With globalization, China is becoming more closely connected to the world. Foreign languages (particularly English) are being used more frequently, especially among younger generations in cities. It is very common for English to be embedded in Chinese sentences during conversations. This makes the Mandarin-English bilingual speech recognition a necessity for many speech recognition applications.
ZHANG Qingqing, PAN Jielin and YAN Yonghong of ThinkIT Speech Laboratory, Institute of Acoustics, Chinese Academy of Sciences carried out a series of studies and took their efforts in developing a Mandarin-English bilingual speech recognition system for real-world application.

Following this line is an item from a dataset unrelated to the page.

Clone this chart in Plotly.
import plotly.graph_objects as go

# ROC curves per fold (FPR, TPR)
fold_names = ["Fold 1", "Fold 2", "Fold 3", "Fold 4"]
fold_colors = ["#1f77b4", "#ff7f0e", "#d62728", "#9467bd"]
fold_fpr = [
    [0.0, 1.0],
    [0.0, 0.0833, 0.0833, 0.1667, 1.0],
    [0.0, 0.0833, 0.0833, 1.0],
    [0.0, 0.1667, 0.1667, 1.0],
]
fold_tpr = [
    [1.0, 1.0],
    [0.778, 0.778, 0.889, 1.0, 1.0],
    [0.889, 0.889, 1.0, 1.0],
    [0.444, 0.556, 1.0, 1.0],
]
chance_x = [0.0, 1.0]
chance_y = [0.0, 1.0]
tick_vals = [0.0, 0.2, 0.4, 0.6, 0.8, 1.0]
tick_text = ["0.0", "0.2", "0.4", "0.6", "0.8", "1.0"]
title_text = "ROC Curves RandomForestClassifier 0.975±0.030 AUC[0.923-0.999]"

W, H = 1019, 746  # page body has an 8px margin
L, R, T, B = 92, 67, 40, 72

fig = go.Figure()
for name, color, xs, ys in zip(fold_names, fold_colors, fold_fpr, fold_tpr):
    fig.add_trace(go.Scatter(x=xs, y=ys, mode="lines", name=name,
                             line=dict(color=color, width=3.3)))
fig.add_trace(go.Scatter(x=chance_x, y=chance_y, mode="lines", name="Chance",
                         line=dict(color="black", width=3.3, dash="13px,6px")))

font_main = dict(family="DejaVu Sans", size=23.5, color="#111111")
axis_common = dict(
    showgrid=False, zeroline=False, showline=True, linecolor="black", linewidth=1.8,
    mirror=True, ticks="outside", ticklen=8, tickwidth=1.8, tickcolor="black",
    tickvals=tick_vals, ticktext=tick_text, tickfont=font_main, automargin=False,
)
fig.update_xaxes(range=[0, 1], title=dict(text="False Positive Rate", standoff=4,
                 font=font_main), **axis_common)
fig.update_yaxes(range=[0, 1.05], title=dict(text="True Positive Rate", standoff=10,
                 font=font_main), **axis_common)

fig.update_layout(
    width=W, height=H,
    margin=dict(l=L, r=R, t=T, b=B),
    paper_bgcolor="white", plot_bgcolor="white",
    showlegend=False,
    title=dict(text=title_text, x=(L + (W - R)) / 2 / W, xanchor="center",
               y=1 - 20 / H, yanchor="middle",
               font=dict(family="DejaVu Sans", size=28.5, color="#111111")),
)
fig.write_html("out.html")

They develop a grammar-constrained, Mandarin-English bilingual Speech Recognition System (MESRS) for real-world music retrieval. In the study, they tackle two of the main difficult issues in handling the bilingual speech recognition for real-world applications: One is to balance the performance and the complexity of the bilingual speech recognition system; the other is to effectively deal with the matrix language accents in embedded language. They develop a unified bilingual acoustic model, which is derived by the novel Two-pass phone-clustering method based on the Confusion Matrix (TCM), to solve the first problem. To deal with the second problem, they investigate several nonnative model modification approaches on the unified acoustic models.
Compared to the existing log-likelihood phone-clustering method, the proposed TCM method with effective incorporation of limited amounts of nonnative adaptation data and adaptive modification, relatively reduces the Phrase Error Rate (PER) by 10.9% for nonnative English phrases and the PER on Mandarin phrases decreases favorably, and besides, the recognition rate for bilingual code-mixing phrases achieves an 8.9% relative PER reduction.